SOURCE EXCERPT:
━━━━

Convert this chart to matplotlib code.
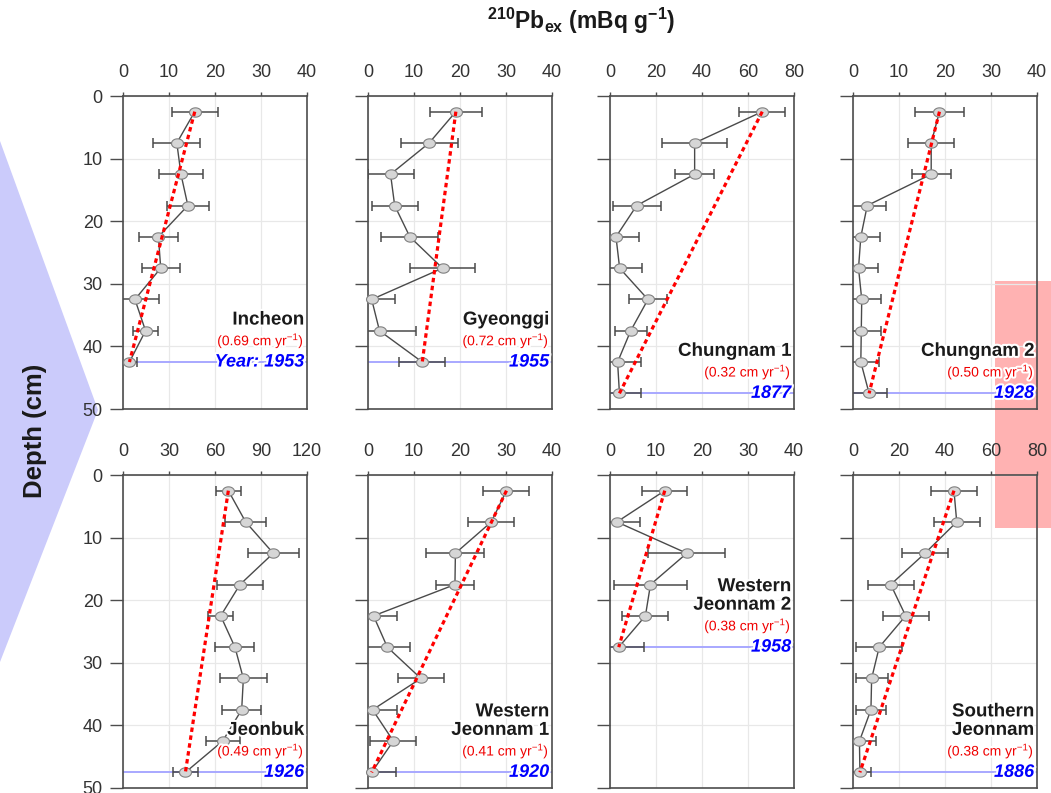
import numpy as np
import matplotlib
matplotlib.use('Agg')
import matplotlib.pyplot as plt
from matplotlib.path import Path
from matplotlib.patches import Polygon, Rectangle
import matplotlib.patheffects as pe

plt.rcParams['font.family'] = ['Liberation Sans', 'DejaVu Sans']
plt.rcParams['mathtext.fontset'] = 'custom'
plt.rcParams['mathtext.rm'] = 'Liberation Sans'
plt.rcParams['mathtext.bf'] = 'Liberation Sans:bold'
plt.rcParams['mathtext.it'] = 'Liberation Sans:italic'

# ---------------- data ----------------
sites = ['Incheon', 'Gyeonggi', 'Chungnam 1', 'Chungnam 2',
         'Jeonbuk', 'Western\nJeonnam 1', 'Western\nJeonnam 2', 'Southern\nJeonnam']
rates = ['0.69', '0.72', '0.32', '0.50', '0.49', '0.41', '0.38', '0.38']
years = ['Year: 1953', '1955', '1877', '1928', '1926', '1920', '1958', '1886']
xmax = [40, 40, 80, 40, 120, 40, 40, 80]
xstep = [10, 10, 20, 10, 30, 10, 10, 20]

depth_9 = [2.5, 7.5, 12.5, 17.5, 22.5, 27.5, 32.5, 37.5, 42.5]
depth_10 = [2.5, 7.5, 12.5, 17.5, 22.5, 27.5, 32.5, 37.5, 42.5, 47.5]
depth_6 = [2.5, 7.5, 12.5, 17.5, 22.5, 27.5]

incheon_pb = [15.6, 11.7, 12.6, 14.1, 7.7, 8.2, 2.6, 4.9, 1.4]
incheon_err = [5.0, 5.1, 4.8, 4.6, 4.2, 4.1, 5.3, 2.7, 1.6]
gyeonggi_pb = [19.1, 13.3, 4.9, 5.8, 9.1, 16.2, 0.8, 2.5, 11.8]
gyeonggi_err = [5.6, 6.2, 5.0, 5.0, 6.2, 7.0, 5.1, 7.9, 5.0]
chungnam1_pb = [66.2, 36.8, 36.8, 11.6, 2.6, 4.2, 16.5, 9.0, 3.3, 4.1]
chungnam1_err = [10.0, 14.0, 8.4, 10.5, 10.2, 9.9, 8.4, 7.0, 10.3, 9.4]
chungnam2_pb = [18.8, 17.0, 17.0, 3.1, 1.7, 1.2, 1.9, 1.8, 1.7, 3.5]
chungnam2_err = [5.3, 5.0, 4.2, 4.1, 4.2, 4.2, 4.2, 4.3, 4.0, 3.8]
jeonbuk_pb = [68.7, 80.0, 98.0, 76.3, 63.7, 73.0, 78.5, 77.4, 65.0, 40.7]
jeonbuk_err = [8.2, 13.4, 16.5, 15.2, 8.3, 12.7, 15.3, 12.8, 11.0, 8.0]
wjeonnam1_pb = [30.1, 26.8, 19.0, 18.9, 1.2, 4.2, 11.5, 1.0, 5.5, 0.8]
wjeonnam1_err = [5.0, 5.0, 6.3, 4.2, 5.2, 5.0, 5.0, 5.2, 5.0, 5.2]
wjeonnam2_pb = [11.9, 1.5, 16.7, 8.8, 7.7, 1.9]
wjeonnam2_err = [4.9, 5.0, 8.4, 7.9, 5.0, 5.4]
sjeonnam_pb = [43.9, 45.1, 31.3, 16.4, 22.9, 11.4, 8.1, 7.8, 2.8, 3.0]
sjeonnam_err = [10.0, 10.0, 10.0, 10.0, 10.0, 10.0, 7.0, 6.7, 7.0, 5.0]

depths = [depth_9, depth_9, depth_10, depth_10, depth_10, depth_10, depth_6, depth_10]
values = [incheon_pb, gyeonggi_pb, chungnam1_pb, chungnam2_pb,
          jeonbuk_pb, wjeonnam1_pb, wjeonnam2_pb, sjeonnam_pb]
errors = [incheon_err, gyeonggi_err, chungnam1_err, chungnam2_err,
          jeonbuk_err, wjeonnam1_err, wjeonnam2_err, sjeonnam_err]

# ---------------- figure ----------------
W, H = 1051, 793
fig = plt.figure(figsize=(W / 100, H / 100), dpi=100)
fig.patch.set_facecolor('white')

# decorative shapes (behind axes)
tri = Polygon([(0, 1 - 141 / H), (98 / W, 1 - 410 / H), (0, 1 - 662 / H)],
              closed=True, transform=fig.transFigure, facecolor='#cbcbfb',
              edgecolor='none', zorder=-1)
fig.add_artist(tri)
rect = Rectangle((995 / W, 1 - 528 / H), 60 / W, (528 - 281) / H,
                 transform=fig.transFigure, facecolor='#ffb2b2',
                 edgecolor='none', zorder=-1)
fig.add_artist(rect)

col_left = [123, 368, 610, 853]
ax_w = 184
row_top = [96, 475]
ax_h = 313

theta = np.linspace(0, 2 * np.pi, 64)
ell = Path(np.column_stack([np.cos(theta), 0.78 * np.sin(theta)]), closed=True)

spine_c = '#4d4d4d'
halo = [pe.withStroke(linewidth=3, foreground='white')]

for i in range(8):
    r, c = divmod(i, 4)
    left = col_left[c] / W
    bottom = 1 - (row_top[r] + ax_h) / H
    ax = fig.add_axes([left, bottom, ax_w / W, ax_h / H])
    ax.set_facecolor('none')
    d = depths[i]
    x = values[i]
    e = errors[i]
    xm = xmax[i]

    ax.set_xlim(0, xm)
    ax.set_ylim(50, 0)
    ax.set_xticks(np.arange(0, xm + 1, xstep[i]))
    ax.set_yticks([0, 10, 20, 30, 40, 50])
    ax.xaxis.tick_top()
    ax.tick_params(axis='x', direction='out', length=3, pad=8, labelsize=13,
                   color=spine_c, labelcolor='#333333', width=1)
    ax.tick_params(axis='y', direction='out', length=9.5, pad=5, labelsize=13,
                   color=spine_c, labelcolor='#333333', width=1,
                   labelleft=(c == 0))
    for s in ax.spines.values():
        s.set_color(spine_c)
        s.set_linewidth(1.2)
    ax.grid(True, color='#e8e8e8', lw=0.9)
    ax.set_axisbelow(True)

    # blue horizon line at deepest dated sample
    ax.plot([0, xm], [d[-1], d[-1]], color='#a8a8ff', lw=1.4, zorder=1.5)

    ax.errorbar(x, d, xerr=e, fmt='none', ecolor='#4a4a4a', elinewidth=1.1,
                capsize=3.6, capthick=1.1, zorder=2)
    ax.plot(x, d, color='#4a4a4a', lw=1.0, zorder=2.5)
    ax.plot(x, d, ls='none', marker=ell, ms=8.6, mfc='#d6d6d6',
            mec='#808080', mew=0.8, zorder=3, clip_on=False)
    ax.plot([x[0], x[-1]], [d[0], d[-1]], color='#ff0000', lw=2.3,
            ls=(0, (1.4, 1.1)), zorder=4, dash_capstyle='butt')

    # labels
    ax.annotate(years[i], xy=(1, d[-1]), xycoords=('axes fraction', 'data'),
                xytext=(-3, 0), textcoords='offset pixels', ha='right',
                va='center', fontsize=13, fontweight='bold', fontstyle='italic',
                color='#0000ff', zorder=6, path_effects=halo)
    ax.annotate('(' + rates[i] + ' cm yr$^{-1}$)', xy=(1, d[-1]),
                xycoords=('axes fraction', 'data'), xytext=(-3, 21.5),
                textcoords='offset pixels', ha='right', va='center',
                fontsize=10, color='#f00000', zorder=6, path_effects=halo)
    lines = sites[i].split('\n')
    for k, line in enumerate(reversed(lines)):
        ax.annotate(line, xy=(1, d[-1]), xycoords=('axes fraction', 'data'),
                    xytext=(-3, 42 + 18.5 * k), textcoords='offset pixels',
                    ha='right', va='center', fontsize=13.5, fontweight='bold',
                    color='#1a1a1a', zorder=6, path_effects=halo)

fig.text(581 / W, 1 - 29 / H,
         r'$^{\mathbf{210}}\mathbf{Pb}_{\mathbf{ex}}$ (mBq g$^{\mathbf{-1}}$)',
         fontsize=16.5, fontweight='bold', ha='center', va='baseline',
         color='#1a1a1a')
fig.text(35 / W, 1 - 431 / H, 'Depth (cm)', rotation=90, fontsize=18.5,
         fontweight='bold', ha='center', va='center', color='#1a1a1a')

fig.savefig('out.png', dpi=100)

━━━━

Copy exactly the lines running from the beginning of the listing through the line that has "plt.rcParams['mathtext.it'] = 'Liberation". Drop the pictures.

ANSWER TO THE PROBLEM:
Convert this chart to matplotlib code.
import numpy as np
import matplotlib
matplotlib.use('Agg')
import matplotlib.pyplot as plt
from matplotlib.path import Path
from matplotlib.patches import Polygon, Rectangle
import matplotlib.patheffects as pe

plt.rcParams['font.family'] = ['Liberation Sans', 'DejaVu Sans']
plt.rcParams['mathtext.fontset'] = 'custom'
plt.rcParams['mathtext.rm'] = 'Liberation Sans'
plt.rcParams['mathtext.bf'] = 'Liberation Sans:bold'
plt.rcParams['mathtext.it'] = 'Liberation Sans:italic'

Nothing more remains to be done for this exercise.